O’Riordan carries No Baggage

Dolores O’Riordan, the former singer of The Cranberries with the soaring, staccato voice, has released her second solo album since leaving the Irish supergroup in 2003.

No Baggage, written and co-produced by O’Riordan and Toronto-based Dan Brodbeck, is about the passage of her life, a topsy turvey trip that she is only starting to come to terms with now.

“The title is tongue-in-cheek. You could say I used the CD to shed my baggage. But, really all those experiences and feelings are what makes us who we are,” she says over the phone from her home in Ontario’s cottage country. She and her family spend half the year living in “the forest” and the other half is in Dublin.

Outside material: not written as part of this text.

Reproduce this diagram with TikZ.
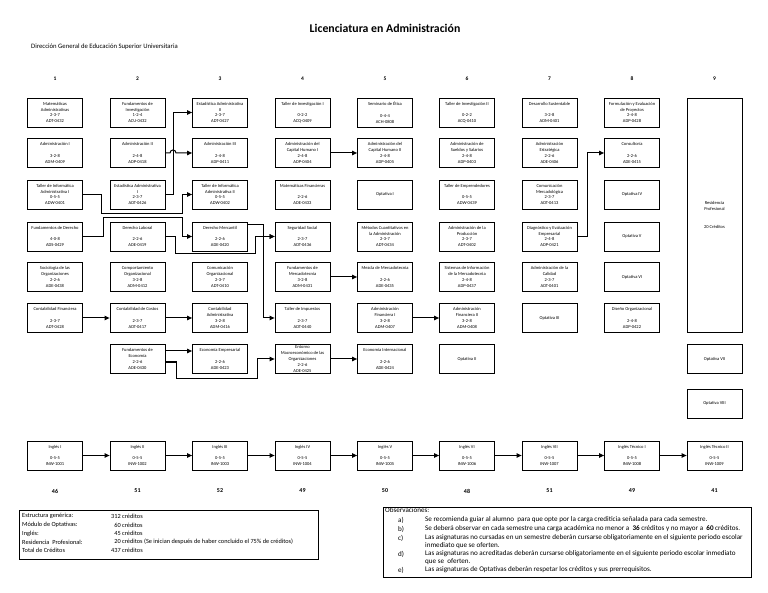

Shooting to stratospheric fame when she was 19 with the band’s first album Linger, O’Riordan toured the world and sold more than 40 million albums. At 23 she married Don Burton, the Canadian tour manager for Duran Duran. The pace and pressure was tremendous, and O’Riordan’s health suffered. After 13 years and five albums, she decided she’d had enough. She and Burton settled into domestic life with their children, Taylor, 11, Molly, 8, Dakota, 4 and Donny, Burton’s 17-year-old son from a previous relationship.

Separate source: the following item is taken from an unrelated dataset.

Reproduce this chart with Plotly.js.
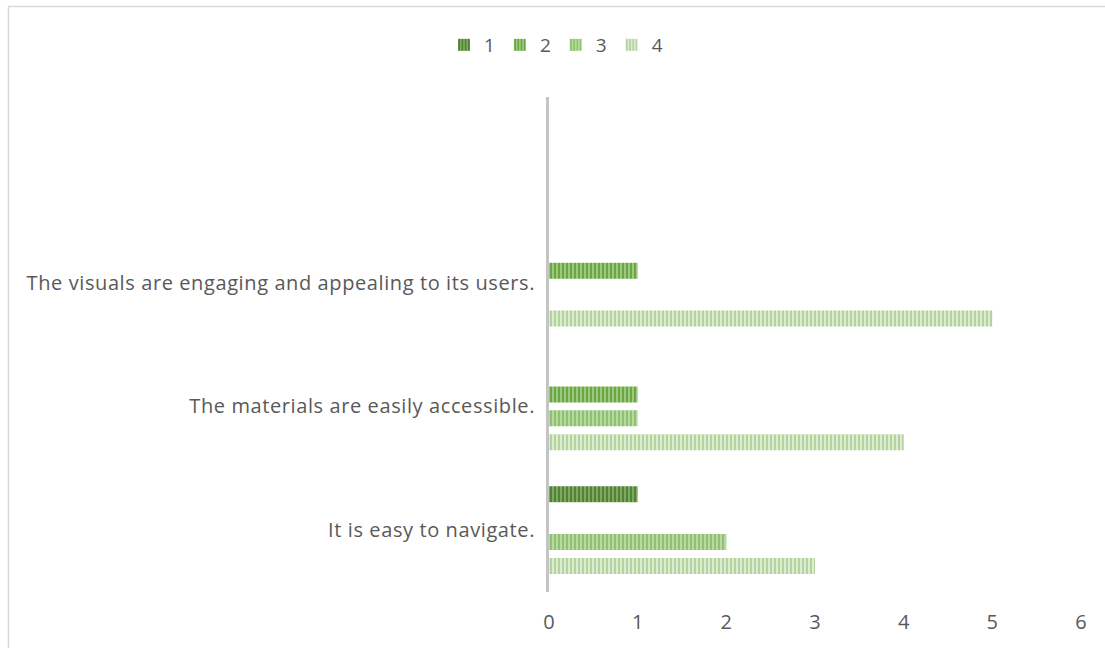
<!DOCTYPE html>
<html>
<head>
<meta charset="utf-8">
<script src="https://cdn.plot.ly/plotly-3.0.1.min.js"></script>
<style>
  html, body { margin: 0; padding: 0; background: #ffffff; }
  #chart { width: 1105px; height: 648px; }
  #chart .ytick text { letter-spacing: 0.6px; }
</style>
</head>
<body>
<div id="chart"></div>
<script>
// Categories (top to bottom as drawn)
const categories = [
  "The visuals are engaging and appealing to its users.",
  "The materials are easily accessible.",
  "It is easy to navigate."
];
const seriesNames = ["1", "2", "3", "4"];
const series1 = [0, 0, 1];
const series2 = [1, 1, 0];
const series3 = [0, 1, 2];
const series4 = [5, 4, 3];
const xTicks = [0, 1, 2, 3, 4, 5, 6];

const seriesValues = [series1, series2, series3, series4];
const bgColors = ["#7ea863", "#9cc884", "#b8d9a3", "#dcebd2"];
const fgColors = ["#548235", "#6aa83f", "#8fc16f", "#b3d39e"];

const FONT = "'Open Sans', sans-serif";
const TXT = "#595959";

const traces = seriesValues.map((vals, i) => ({
  type: "bar",
  orientation: "h",
  name: seriesNames[i],
  y: categories,
  x: vals,
  marker: {
    color: bgColors[i],
    line: { width: 0 },
    pattern: { shape: "|", fgcolor: fgColors[i], bgcolor: bgColors[i], size: 4, solidity: 0.5, fillmode: "replace" }
  },
  hoverinfo: "x+y+name"
}));

// plot area geometry in pixels
const L = 549, R = 24, T = 97, B = 56, W = 1105, H = 648;
const pw = W - L - R, ph = H - T - B;
const px = v => (v - L) / pw;
const py = v => (H - B - v) / ph;

const layout = {
  width: W, height: H,
  margin: { l: L, r: R, t: T, b: B, pad: 0 },
  paper_bgcolor: "#ffffff",
  plot_bgcolor: "#ffffff",
  font: { family: FONT, size: 20, color: TXT },
  barmode: "group",
  bargap: 0.226,
  bargroupgap: 0.33,
  showlegend: true,
  legend: {
    orientation: "h",
    x: px(556), xanchor: "center",
    y: py(45), yanchor: "middle",
    font: { family: FONT, size: 19, color: TXT },
    itemwidth: 30,
    bgcolor: "rgba(0,0,0,0)"
  },
  xaxis: {
    range: [0, 6],
    tickvals: xTicks,
    ticktext: xTicks.map(String),
    showgrid: false,
    zeroline: false,
    showline: false,
    ticks: "outside",
    ticklen: 12,
    tickcolor: "rgba(0,0,0,0)",
    tickfont: { family: FONT, size: 20, color: TXT },
    fixedrange: true
  },
  yaxis: {
    type: "category",
    categoryorder: "array",
    categoryarray: categories,
    range: [2.5, -1.5],
    showgrid: false,
    zeroline: false,
    showline: true,
    linecolor: "#c4c4c4",
    linewidth: 3,
    ticks: "outside",
    ticklen: 7,
    tickcolor: "rgba(0,0,0,0)",
    tickfont: { family: FONT, size: 20, color: TXT },
    fixedrange: true
  },
  shapes: [{
    type: "rect",
    xref: "paper", yref: "paper",
    x0: px(8.5), x1: px(1115),
    y0: py(660), y1: py(6.5),
    line: { color: "#d9d9d9", width: 1.5 },
    fillcolor: "rgba(0,0,0,0)",
    layer: "below"
  }]
};

Plotly.newPlot("chart", traces, layout, { displayModeBar: false, staticPlot: true });
</script>
</body>
</html>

“I couldn’t stay away from the piano,” the 37-year-old musician admits. Her first solo album, Are You Listening? was released in 2007 and a tour followed. “It was such a change after being at home for four years. I felt like two different people,” she says.

On the cover of No Baggage, a white-clad O’Riordan perches on a stool in the middle of a frozen lake. The picture was taken on a whim in front of O’Riordan’s Kawarthas-area house. “It was minus 28, a friend took that shot. We didn’t alter it all,” she says.

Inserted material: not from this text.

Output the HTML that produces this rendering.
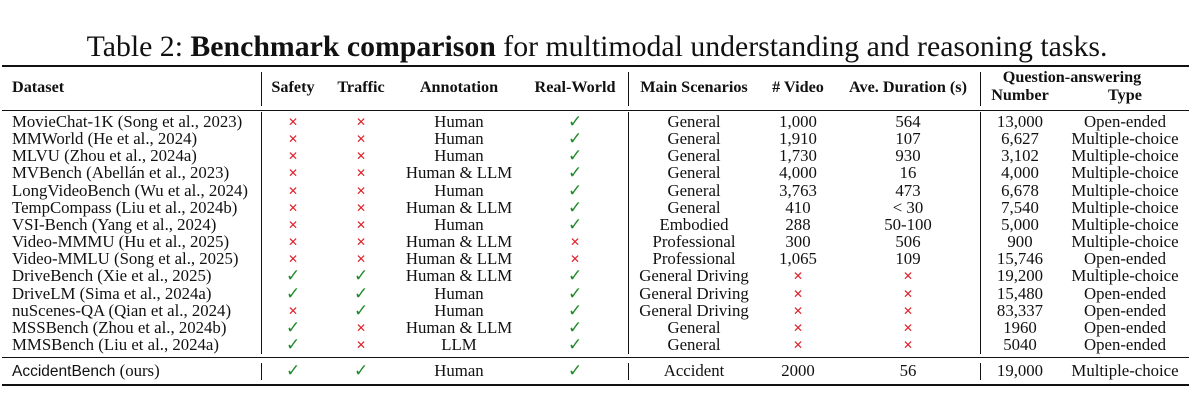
<!DOCTYPE html>
<html><head><meta charset="utf-8"><style>
body{margin:0;width:1196px;height:416px;background:#fff;position:relative;overflow:hidden;font-family:"Liberation Serif",serif;color:#111}
.t{position:absolute;white-space:nowrap;font-size:16.8px;line-height:17px}
.c{transform:translateX(-50%)}
.b{font-weight:bold;font-size:16.2px}
.rule{position:absolute;background:#111}
.x{color:#e0202a}.k{color:#1f8a2a}
</style></head><body>
<div class="t c" style="left:597px;top:31px;font-size:29.8px;line-height:32px">Table 2: <b>Benchmark comparison</b> for multimodal understanding and reasoning tasks.</div>
<div class="rule" style="left:2px;width:1187px;top:65px;height:2px"></div>
<div class="rule" style="left:2px;width:1187px;top:110px;height:1px"></div>
<div class="rule" style="left:2px;width:1187px;top:357px;height:1px"></div>
<div class="rule" style="left:2px;width:1187px;top:384px;height:2px"></div>
<div id="tbl"></div>
<script>
const cols=[12,293,361,459,575,694,798,908,1020,1125];
const headers=["Dataset","Safety","Traffic","Annotation","Real-World","Main Scenarios","# Video","Ave. Duration (s)","Number","Type"];
const rows=[
["MovieChat-1K (Song et al., 2023)","x","x","Human","v","General","1,000","564","13,000","Open-ended"],
["MMWorld (He et al., 2024)","x","x","Human","v","General","1,910","107","6,627","Multiple-choice"],
["MLVU (Zhou et al., 2024a)","x","x","Human","v","General","1,730","930","3,102","Multiple-choice"],
["MVBench (Abellán et al., 2023)","x","x","Human &amp; LLM","v","General","4,000","16","4,000","Multiple-choice"],
["LongVideoBench (Wu et al., 2024)","x","x","Human","v","General","3,763","473","6,678","Multiple-choice"],
["TempCompass (Liu et al., 2024b)","x","x","Human &amp; LLM","v","General","410","&lt; 30","7,540","Multiple-choice"],
["VSI-Bench (Yang et al., 2024)","x","x","Human","v","Embodied","288","50-100","5,000","Multiple-choice"],
["Video-MMMU (Hu et al., 2025)","x","x","Human &amp; LLM","x","Professional","300","506","900","Multiple-choice"],
["Video-MMLU (Song et al., 2025)","x","x","Human &amp; LLM","x","Professional","1,065","109","15,746","Open-ended"],
["DriveBench (Xie et al., 2025)","v","v","Human &amp; LLM","v","General Driving","x","x","19,200","Multiple-choice"],
["DriveLM (Sima et al., 2024a)","v","v","Human","v","General Driving","x","x","15,480","Open-ended"],
["nuScenes-QA (Qian et al., 2024)","x","v","Human","v","General Driving","x","x","83,337","Open-ended"],
["MSSBench (Zhou et al., 2024b)","v","x","Human &amp; LLM","v","General","x","x","1960","Open-ended"],
["MMSBench (Liu et al., 2024a)","v","x","LLM","v","General","x","x","5040","Open-ended"],
["<span style=\"font-family:'Liberation Sans',sans-serif;font-size:15.5px\">AccidentBench</span> (ours)","v","v","Human","v","Accident","2000","56","19,000","Multiple-choice"]];
const tbl=document.getElementById('tbl');
function add(html,x,y,cls){const d=document.createElement('div');d.className='t '+cls;d.style.left=x+'px';d.style.top=y+'px';d.innerHTML=html;tbl.appendChild(d);return d;}
const qa=add('Question-answering',1072,69,'b c');


headers.forEach((h,i)=>{const y=i>=8?87:79;const d=add(h,cols[i],y,'b'+(i?' c':''));

});
rows.forEach((r,ri)=>{const y=ri<14?113+ri*17.15:362;
r.forEach((v,i)=>{let h=v,cls=i?'c':'';
if(v==='x'){h='✕';cls+=' x';}else if(v==='v'){h='✓';cls+=' k';}
const d=add(h,cols[i],y,cls);if(v==='x'){d.style.fontSize='12px';d.style.top=(y+1)+'px';}
if(v==='v'){d.style.fontWeight='300';}

});});
[[261,72,106],[628,72,106],[980,72,106],[261,112,354],[628,112,354],[980,112,354],[261,363,380],[628,363,380],[980,363,380]].forEach(v=>{
const d=document.createElement('div');d.className='rule';d.style.left=v[0]+'px';d.style.top=v[1]+'px';d.style.width='1px';d.style.height=(v[2]-v[1])+'px';


tbl.appendChild(d);});
</script>
</body></html>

The album’s reflective lead single, The Journey speaks of abandoning fears and grasping the moment. On Fly Through, an older, wiser O’Riordan looks back on her younger self and asks if she has found what she was searching for. “I think we’re always searching for something that we won’t feel until we finally leave the planet. That’s inner peace,” she says.

When she was named Honourary Patron of Trinity College’s Philosophical Society earlier this year, O’Riordan played a few songs with her old bandmates. “It felt so natural,” she says. Are there plans for a Cranberry reunion? “Oh, I will definitely play with them again,” says O’Riordan.

In the meantime, she’s going at her own pace and traveling light.

New music
Dolores O’Riordan’s new album No Baggage is out tomorrow.